Problem details:
Extract everything from the first line through the line with "30, 35, 40];", both ends included, except for any pictures.
--*--
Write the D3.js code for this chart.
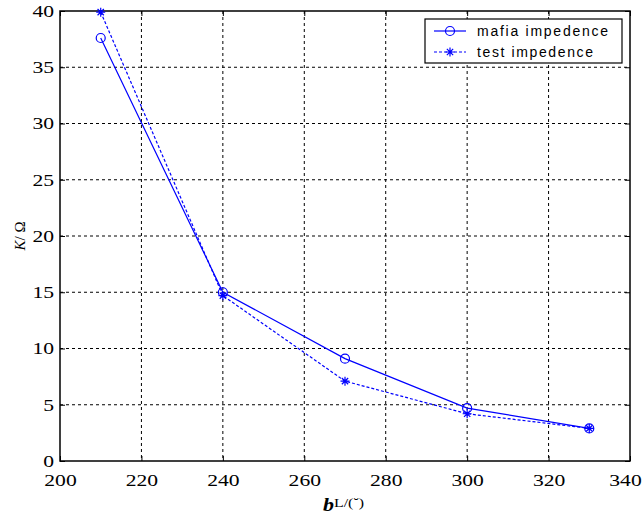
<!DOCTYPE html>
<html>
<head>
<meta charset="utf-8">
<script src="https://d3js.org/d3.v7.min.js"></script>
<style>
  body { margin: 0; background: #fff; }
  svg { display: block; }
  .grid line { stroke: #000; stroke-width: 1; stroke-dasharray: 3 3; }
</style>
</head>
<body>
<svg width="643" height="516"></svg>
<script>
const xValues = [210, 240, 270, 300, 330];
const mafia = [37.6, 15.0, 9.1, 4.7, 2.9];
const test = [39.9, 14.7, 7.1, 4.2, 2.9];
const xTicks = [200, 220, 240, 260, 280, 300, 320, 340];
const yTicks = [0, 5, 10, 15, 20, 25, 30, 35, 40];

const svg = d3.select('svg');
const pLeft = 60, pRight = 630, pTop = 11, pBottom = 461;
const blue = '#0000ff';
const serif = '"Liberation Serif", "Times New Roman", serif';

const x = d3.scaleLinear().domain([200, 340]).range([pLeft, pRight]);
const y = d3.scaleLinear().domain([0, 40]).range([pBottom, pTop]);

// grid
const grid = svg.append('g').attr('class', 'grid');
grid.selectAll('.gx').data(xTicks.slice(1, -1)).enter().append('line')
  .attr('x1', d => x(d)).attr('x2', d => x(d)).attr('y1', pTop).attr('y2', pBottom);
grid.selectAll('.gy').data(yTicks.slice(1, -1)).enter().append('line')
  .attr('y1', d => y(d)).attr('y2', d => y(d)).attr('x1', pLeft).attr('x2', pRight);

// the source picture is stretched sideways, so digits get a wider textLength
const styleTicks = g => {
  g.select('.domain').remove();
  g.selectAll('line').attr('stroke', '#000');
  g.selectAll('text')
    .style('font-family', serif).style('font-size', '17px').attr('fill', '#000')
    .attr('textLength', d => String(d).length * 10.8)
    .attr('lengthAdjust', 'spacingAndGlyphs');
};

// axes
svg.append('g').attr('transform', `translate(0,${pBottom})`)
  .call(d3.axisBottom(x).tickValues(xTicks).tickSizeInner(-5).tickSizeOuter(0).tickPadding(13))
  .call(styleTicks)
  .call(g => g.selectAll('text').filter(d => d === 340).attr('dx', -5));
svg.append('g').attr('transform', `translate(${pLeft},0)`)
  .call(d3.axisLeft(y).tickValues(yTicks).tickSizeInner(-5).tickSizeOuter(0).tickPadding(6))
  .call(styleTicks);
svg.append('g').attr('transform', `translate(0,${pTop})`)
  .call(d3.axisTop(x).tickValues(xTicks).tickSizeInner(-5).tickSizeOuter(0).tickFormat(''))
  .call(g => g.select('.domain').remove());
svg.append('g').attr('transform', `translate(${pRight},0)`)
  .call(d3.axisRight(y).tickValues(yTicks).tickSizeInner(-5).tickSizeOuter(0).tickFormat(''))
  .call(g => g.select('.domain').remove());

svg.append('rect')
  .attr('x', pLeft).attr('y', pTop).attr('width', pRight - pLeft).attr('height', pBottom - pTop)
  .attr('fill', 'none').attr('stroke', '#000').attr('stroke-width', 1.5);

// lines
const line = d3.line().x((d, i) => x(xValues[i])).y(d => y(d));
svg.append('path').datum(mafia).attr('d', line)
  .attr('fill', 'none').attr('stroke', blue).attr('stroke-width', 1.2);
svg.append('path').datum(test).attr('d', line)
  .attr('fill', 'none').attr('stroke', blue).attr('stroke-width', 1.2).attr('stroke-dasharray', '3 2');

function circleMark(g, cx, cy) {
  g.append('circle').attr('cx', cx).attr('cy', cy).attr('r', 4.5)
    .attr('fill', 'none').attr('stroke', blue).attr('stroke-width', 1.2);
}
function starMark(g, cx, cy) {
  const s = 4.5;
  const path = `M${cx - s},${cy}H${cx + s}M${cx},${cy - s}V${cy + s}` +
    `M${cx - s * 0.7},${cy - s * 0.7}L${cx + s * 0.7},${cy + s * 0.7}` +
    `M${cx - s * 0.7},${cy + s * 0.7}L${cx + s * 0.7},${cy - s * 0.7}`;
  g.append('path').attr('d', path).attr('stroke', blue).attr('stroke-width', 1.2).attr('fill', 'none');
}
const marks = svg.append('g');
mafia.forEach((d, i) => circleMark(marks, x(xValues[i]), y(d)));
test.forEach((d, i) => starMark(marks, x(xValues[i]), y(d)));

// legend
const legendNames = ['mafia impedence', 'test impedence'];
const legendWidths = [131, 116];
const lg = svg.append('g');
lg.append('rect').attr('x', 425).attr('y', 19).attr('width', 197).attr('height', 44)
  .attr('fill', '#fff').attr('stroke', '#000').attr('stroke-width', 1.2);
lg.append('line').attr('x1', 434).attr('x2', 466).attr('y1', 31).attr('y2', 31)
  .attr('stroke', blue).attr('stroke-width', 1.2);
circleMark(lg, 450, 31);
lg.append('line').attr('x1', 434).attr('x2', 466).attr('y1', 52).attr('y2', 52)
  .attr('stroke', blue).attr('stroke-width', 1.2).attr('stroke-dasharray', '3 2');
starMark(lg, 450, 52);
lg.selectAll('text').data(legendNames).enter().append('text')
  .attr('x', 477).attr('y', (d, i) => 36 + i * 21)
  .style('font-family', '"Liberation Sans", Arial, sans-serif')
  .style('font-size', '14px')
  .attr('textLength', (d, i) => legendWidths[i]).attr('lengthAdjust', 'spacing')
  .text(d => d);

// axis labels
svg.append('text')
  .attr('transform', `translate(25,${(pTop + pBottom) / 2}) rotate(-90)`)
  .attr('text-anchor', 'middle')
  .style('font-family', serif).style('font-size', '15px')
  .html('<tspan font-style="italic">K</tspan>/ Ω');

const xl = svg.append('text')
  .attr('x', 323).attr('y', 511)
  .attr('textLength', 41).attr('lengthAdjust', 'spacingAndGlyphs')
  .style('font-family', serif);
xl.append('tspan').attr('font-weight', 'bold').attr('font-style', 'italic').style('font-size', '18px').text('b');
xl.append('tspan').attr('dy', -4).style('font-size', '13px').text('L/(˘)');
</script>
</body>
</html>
--*--
Output for this task:
Write the D3.js code for this chart.
<!DOCTYPE html>
<html>
<head>
<meta charset="utf-8">
<script src="https://d3js.org/d3.v7.min.js"></script>
<style>
  body { margin: 0; background: #fff; }
  svg { display: block; }
  .grid line { stroke: #000; stroke-width: 1; stroke-dasharray: 3 3; }
</style>
</head>
<body>
<svg width="643" height="516"></svg>
<script>
const xValues = [210, 240, 270, 300, 330];
const mafia = [37.6, 15.0, 9.1, 4.7, 2.9];
const test = [39.9, 14.7, 7.1, 4.2, 2.9];
const xTicks = [200, 220, 240, 260, 280, 300, 320, 340];
const yTicks = [0, 5, 10, 15, 20, 25, 30, 35, 40];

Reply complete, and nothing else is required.